Guckert approached the White House in February 2003 seeking a pass for White House briefings. “Talon News” did not yet exist, so he used a site, owned by Talon’s founder and GOP activist Bobby Eberle, that did.

…Guckert, using an alias and with no journalism experience whatsoever, was writing on a voluntary basis for a Web site dedicated to promoting Republican issues. To determine whether Guckert would gain entrance to the press room, normally reserved for professional journalists working for legitimate, recognized and independent news organizations, the press office simply logged on to the Internet and confirmed that GOPUSA “existed,” and then quickly approved Guckert’s access. In a White House obsessed, at least publicly, with security and where journalists cannot even move between the White House and the nearby Old Executive Building without a personal escort, Guckert’s lenient treatment was likely unprecedented.

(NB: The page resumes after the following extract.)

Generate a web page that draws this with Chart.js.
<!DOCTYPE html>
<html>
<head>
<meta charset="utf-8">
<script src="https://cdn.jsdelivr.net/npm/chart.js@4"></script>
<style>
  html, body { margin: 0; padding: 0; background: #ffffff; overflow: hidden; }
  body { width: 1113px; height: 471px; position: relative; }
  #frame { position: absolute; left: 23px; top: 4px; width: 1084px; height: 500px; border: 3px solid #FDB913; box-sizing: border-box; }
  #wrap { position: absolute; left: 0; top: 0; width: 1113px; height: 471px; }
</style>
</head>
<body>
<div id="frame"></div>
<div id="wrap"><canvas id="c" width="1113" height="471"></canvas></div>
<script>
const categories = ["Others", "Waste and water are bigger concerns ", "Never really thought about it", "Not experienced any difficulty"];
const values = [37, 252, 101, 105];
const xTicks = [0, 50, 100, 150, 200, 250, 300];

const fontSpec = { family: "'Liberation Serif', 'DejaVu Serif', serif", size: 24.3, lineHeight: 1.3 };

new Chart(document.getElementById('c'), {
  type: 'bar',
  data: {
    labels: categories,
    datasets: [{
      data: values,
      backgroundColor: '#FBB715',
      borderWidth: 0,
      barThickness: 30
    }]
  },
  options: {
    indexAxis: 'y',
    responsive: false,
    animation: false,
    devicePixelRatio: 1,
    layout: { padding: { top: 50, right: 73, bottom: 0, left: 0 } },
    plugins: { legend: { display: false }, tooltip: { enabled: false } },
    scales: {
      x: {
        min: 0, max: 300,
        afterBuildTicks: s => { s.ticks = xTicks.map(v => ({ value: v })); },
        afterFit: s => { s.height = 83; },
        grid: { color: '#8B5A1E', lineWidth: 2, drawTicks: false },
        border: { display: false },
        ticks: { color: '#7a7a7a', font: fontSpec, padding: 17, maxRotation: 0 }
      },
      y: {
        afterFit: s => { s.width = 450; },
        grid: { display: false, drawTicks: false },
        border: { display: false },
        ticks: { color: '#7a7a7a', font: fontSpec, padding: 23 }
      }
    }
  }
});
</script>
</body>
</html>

In this instance, it was amazing how lax the White House standards became. To get a congressional media pass, Guckert was asked to provide proof that he worked for a news outlet that has subscribers and revenue, is independent from a partisan entity, and has salaried journalists on staff. Because Guckert failed on all three criteria, he was rejected. Bush staffers, meanwhile, confirmed the GOP USA “existed” — it had a website — and gave a fake reporter working for a fake news outlet a “day pass” to the White House every day for two years.

[E]ven though Guckert failed to secure Capitol Hill credentials, the White House waved him into press briefings for nearly two years using what’s called a day pass. Those passes are designed for temporary use by out-of-town reporters who need access to the White House, not for indefinite use by reporters who flunk the Capitol Hill test.

To obtain a day pass during the Clinton administration, a reporter “had to make the case as to why that day was unique and why [he] had to cover the White House from inside the gates instead of outside,” Lockhart says.

Hardly the case with Guckert. At this point, we still don’t know why the White House made this “arrangement” with a fake reporter, or who in the White House ultimately approved this deal.